### Goal
Report how many lines hold the word "that"; answer with the number alone.

### Material to process
------------------------------------------------------------------------

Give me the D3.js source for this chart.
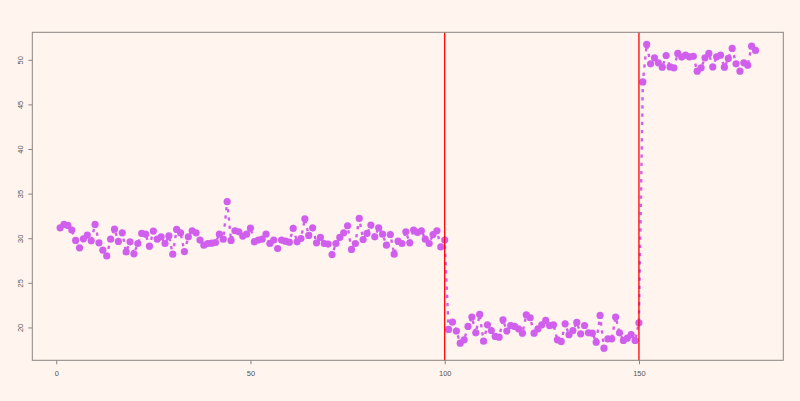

------------------------------------------------------------------------

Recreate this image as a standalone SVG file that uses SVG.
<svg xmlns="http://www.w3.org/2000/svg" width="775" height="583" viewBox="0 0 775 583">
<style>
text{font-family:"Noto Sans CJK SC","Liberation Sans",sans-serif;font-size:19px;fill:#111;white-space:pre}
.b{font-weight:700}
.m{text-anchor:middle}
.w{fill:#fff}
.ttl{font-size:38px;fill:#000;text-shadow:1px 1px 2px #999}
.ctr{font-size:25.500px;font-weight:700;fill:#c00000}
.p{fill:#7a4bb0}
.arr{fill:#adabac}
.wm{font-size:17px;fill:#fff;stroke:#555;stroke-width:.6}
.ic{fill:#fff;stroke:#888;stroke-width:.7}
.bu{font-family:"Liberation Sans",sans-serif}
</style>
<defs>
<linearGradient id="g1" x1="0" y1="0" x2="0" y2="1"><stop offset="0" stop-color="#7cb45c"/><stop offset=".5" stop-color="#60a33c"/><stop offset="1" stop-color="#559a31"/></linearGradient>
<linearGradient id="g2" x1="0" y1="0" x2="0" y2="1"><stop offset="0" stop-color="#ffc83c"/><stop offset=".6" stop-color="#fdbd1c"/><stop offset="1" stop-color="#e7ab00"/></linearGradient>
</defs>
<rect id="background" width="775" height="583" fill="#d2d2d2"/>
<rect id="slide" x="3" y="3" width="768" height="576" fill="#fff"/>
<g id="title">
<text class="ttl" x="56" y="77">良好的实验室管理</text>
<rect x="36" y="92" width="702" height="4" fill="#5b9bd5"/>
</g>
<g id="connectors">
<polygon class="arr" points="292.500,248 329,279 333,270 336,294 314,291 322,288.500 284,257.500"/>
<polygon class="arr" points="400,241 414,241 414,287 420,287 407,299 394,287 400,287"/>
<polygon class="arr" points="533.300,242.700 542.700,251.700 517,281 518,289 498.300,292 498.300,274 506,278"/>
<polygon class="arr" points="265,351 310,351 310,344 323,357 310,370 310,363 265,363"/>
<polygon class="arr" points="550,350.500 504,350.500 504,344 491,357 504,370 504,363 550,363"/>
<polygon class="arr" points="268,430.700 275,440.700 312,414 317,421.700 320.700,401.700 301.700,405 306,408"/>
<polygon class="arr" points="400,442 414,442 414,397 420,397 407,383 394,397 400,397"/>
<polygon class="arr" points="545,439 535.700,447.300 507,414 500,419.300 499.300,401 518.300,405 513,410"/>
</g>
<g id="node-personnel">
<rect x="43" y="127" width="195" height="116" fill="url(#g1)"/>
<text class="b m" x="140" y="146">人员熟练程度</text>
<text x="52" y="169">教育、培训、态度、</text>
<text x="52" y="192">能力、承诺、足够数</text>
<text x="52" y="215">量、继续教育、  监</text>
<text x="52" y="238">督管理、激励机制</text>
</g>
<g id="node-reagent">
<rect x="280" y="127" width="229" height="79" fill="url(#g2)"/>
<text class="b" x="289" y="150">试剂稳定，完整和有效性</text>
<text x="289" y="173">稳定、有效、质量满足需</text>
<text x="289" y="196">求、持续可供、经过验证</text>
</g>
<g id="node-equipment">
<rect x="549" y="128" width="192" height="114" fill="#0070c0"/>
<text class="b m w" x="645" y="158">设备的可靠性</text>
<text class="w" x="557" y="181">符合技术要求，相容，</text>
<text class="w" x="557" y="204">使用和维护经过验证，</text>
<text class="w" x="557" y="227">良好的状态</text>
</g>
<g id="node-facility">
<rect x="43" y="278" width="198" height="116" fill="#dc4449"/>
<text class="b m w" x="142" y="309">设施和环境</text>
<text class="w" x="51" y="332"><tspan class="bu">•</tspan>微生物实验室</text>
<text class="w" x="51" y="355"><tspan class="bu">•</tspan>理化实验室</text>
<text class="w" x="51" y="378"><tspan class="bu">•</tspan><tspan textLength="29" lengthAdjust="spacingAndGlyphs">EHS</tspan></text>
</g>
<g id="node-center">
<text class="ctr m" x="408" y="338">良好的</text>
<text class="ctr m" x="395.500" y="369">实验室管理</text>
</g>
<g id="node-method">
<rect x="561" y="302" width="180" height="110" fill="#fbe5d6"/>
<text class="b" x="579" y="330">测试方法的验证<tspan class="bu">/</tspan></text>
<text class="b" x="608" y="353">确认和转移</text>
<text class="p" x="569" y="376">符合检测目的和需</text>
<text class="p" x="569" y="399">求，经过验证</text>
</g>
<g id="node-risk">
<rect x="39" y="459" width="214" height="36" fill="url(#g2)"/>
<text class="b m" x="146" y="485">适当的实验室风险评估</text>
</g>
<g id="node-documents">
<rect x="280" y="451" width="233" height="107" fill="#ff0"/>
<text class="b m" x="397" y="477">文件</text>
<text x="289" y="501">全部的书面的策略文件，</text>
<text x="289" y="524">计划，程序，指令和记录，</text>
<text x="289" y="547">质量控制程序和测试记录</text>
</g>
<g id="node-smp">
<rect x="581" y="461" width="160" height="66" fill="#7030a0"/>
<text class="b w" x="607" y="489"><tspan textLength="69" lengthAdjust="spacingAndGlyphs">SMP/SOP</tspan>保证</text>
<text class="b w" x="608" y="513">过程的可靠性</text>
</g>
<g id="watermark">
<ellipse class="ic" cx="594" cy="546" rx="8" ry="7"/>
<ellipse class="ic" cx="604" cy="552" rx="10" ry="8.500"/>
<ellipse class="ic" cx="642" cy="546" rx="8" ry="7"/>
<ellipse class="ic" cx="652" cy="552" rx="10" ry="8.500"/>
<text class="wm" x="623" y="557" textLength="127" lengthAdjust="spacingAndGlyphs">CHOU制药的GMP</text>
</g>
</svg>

------------------------------------------------------------------------

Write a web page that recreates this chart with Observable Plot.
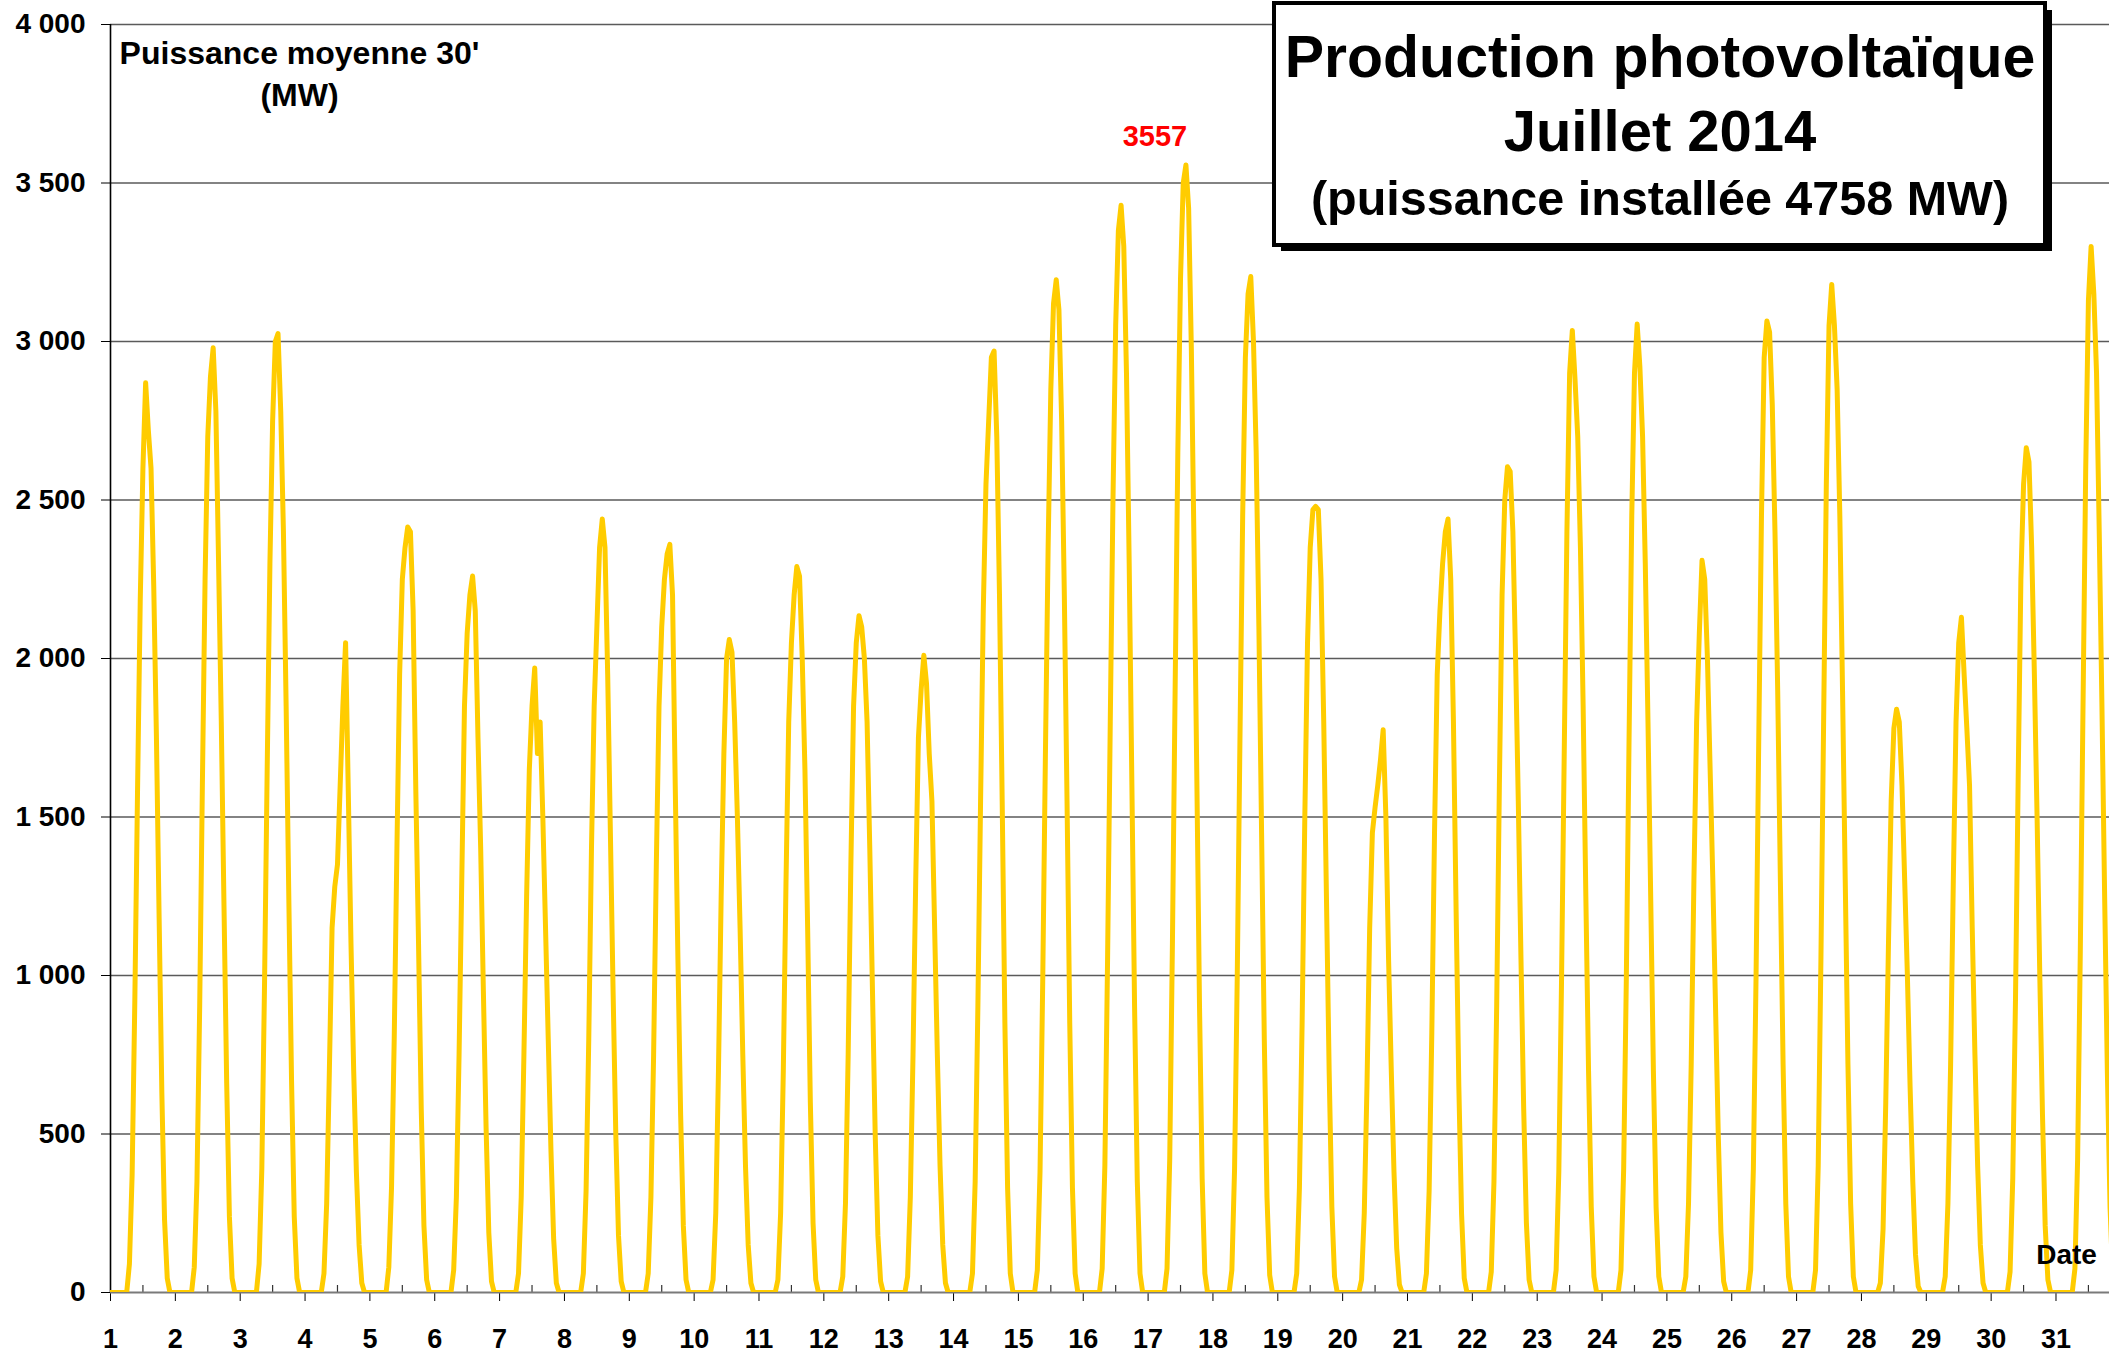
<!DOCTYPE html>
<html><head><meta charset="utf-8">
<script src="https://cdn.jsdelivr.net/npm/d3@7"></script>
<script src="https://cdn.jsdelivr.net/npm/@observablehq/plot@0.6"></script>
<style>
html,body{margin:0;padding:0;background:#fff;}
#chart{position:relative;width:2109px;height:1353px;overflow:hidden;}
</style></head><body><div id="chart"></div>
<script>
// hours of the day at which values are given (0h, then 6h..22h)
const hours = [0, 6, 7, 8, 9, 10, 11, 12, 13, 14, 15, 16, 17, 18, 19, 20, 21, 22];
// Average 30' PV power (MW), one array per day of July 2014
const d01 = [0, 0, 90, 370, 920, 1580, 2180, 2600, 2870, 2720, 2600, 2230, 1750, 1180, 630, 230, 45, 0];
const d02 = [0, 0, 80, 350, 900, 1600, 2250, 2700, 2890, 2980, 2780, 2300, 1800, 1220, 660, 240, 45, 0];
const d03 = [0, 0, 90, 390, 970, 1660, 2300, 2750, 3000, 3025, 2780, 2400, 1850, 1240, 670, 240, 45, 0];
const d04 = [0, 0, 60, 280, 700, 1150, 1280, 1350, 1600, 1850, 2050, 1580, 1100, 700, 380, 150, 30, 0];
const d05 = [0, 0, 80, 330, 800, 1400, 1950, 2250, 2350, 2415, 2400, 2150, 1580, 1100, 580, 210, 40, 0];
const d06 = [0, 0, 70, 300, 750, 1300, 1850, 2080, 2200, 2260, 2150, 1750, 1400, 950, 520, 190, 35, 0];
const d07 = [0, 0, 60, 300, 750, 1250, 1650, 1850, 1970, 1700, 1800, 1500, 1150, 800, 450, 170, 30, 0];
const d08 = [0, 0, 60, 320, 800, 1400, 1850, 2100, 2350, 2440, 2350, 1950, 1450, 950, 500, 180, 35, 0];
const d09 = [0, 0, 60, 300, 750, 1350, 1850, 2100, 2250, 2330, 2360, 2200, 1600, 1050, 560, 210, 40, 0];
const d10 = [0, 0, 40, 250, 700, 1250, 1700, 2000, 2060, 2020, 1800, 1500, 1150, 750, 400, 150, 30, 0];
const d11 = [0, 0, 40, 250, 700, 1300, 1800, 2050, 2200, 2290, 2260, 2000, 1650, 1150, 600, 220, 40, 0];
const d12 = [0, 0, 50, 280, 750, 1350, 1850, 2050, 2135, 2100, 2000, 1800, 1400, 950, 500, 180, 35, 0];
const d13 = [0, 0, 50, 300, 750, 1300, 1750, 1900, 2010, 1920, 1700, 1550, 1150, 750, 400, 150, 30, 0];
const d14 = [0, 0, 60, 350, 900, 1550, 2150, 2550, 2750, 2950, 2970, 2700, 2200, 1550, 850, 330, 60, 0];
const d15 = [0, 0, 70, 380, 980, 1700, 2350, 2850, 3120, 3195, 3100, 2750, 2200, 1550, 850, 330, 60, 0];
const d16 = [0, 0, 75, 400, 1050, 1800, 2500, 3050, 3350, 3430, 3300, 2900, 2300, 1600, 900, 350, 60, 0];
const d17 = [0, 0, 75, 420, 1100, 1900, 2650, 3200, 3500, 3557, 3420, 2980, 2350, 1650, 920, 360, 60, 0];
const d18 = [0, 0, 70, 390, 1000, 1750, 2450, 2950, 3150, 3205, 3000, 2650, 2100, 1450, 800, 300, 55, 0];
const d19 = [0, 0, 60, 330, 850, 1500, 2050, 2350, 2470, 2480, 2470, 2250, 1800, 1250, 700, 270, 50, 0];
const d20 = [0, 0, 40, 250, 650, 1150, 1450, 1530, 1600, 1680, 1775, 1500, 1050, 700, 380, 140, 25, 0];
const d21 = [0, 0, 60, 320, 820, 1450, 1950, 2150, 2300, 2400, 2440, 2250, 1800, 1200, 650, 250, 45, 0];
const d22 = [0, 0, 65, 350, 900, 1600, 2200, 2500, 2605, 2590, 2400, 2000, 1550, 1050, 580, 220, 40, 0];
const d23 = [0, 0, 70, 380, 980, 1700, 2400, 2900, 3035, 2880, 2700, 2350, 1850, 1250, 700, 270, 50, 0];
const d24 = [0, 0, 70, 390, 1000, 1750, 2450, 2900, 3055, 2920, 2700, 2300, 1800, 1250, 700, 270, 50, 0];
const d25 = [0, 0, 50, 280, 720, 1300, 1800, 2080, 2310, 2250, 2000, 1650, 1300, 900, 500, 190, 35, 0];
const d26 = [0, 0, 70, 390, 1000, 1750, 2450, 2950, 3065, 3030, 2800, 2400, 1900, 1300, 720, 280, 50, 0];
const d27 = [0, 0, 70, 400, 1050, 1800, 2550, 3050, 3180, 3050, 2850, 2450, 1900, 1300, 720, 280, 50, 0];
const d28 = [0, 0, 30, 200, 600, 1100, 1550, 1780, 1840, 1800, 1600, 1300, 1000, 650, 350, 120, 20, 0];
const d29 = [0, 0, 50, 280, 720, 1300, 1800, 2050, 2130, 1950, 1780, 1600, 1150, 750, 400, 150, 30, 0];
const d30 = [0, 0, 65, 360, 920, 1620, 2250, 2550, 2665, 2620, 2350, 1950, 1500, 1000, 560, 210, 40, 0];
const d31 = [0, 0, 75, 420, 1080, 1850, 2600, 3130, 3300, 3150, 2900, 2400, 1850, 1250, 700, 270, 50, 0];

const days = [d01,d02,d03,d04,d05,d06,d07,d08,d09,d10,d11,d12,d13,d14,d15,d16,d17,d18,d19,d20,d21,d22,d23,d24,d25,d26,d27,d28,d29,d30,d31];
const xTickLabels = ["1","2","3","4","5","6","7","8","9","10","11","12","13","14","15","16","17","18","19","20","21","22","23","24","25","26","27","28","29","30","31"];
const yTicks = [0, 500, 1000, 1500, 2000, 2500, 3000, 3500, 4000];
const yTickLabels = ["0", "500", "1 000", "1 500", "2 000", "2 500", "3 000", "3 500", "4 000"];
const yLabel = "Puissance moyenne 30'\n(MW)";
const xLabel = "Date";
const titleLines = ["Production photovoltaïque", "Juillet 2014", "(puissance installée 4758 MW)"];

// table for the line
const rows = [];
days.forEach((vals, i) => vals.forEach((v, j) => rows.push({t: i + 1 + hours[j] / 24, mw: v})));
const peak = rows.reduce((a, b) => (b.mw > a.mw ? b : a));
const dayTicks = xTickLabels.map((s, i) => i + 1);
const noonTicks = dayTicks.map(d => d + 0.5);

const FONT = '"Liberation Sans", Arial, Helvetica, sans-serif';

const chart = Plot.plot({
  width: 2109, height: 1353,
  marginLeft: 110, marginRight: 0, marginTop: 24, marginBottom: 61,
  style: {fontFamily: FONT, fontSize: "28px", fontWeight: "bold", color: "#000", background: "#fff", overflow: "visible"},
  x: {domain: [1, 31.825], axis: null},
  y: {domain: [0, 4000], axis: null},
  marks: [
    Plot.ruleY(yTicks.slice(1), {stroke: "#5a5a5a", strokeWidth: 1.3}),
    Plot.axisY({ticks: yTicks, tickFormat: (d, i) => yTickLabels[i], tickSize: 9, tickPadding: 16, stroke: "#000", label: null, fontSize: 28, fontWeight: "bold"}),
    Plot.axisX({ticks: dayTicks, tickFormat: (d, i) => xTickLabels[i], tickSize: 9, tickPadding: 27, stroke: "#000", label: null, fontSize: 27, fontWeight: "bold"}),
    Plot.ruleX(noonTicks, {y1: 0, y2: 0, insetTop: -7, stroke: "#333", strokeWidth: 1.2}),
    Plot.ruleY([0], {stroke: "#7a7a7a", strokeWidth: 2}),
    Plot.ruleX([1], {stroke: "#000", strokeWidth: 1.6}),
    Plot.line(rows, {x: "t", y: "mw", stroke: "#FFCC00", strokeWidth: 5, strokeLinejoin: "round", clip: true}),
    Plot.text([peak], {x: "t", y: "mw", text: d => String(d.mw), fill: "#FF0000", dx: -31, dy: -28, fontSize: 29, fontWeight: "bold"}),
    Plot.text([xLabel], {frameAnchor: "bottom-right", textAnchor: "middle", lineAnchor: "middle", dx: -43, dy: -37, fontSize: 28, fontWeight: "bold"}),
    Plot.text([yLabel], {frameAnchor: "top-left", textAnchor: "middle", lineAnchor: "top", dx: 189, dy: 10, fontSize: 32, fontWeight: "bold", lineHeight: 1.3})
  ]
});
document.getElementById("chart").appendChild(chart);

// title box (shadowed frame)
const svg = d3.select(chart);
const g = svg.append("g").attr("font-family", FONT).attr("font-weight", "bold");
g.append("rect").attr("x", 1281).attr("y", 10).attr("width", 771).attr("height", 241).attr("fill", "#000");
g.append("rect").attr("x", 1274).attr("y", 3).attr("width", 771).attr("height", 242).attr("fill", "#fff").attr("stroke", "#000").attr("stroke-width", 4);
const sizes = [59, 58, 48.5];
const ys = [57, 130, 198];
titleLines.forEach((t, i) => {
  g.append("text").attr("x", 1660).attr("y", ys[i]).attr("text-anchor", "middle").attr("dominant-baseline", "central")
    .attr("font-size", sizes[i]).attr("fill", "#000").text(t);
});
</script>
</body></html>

------------------------------------------------------------------------

### Answer for the task
2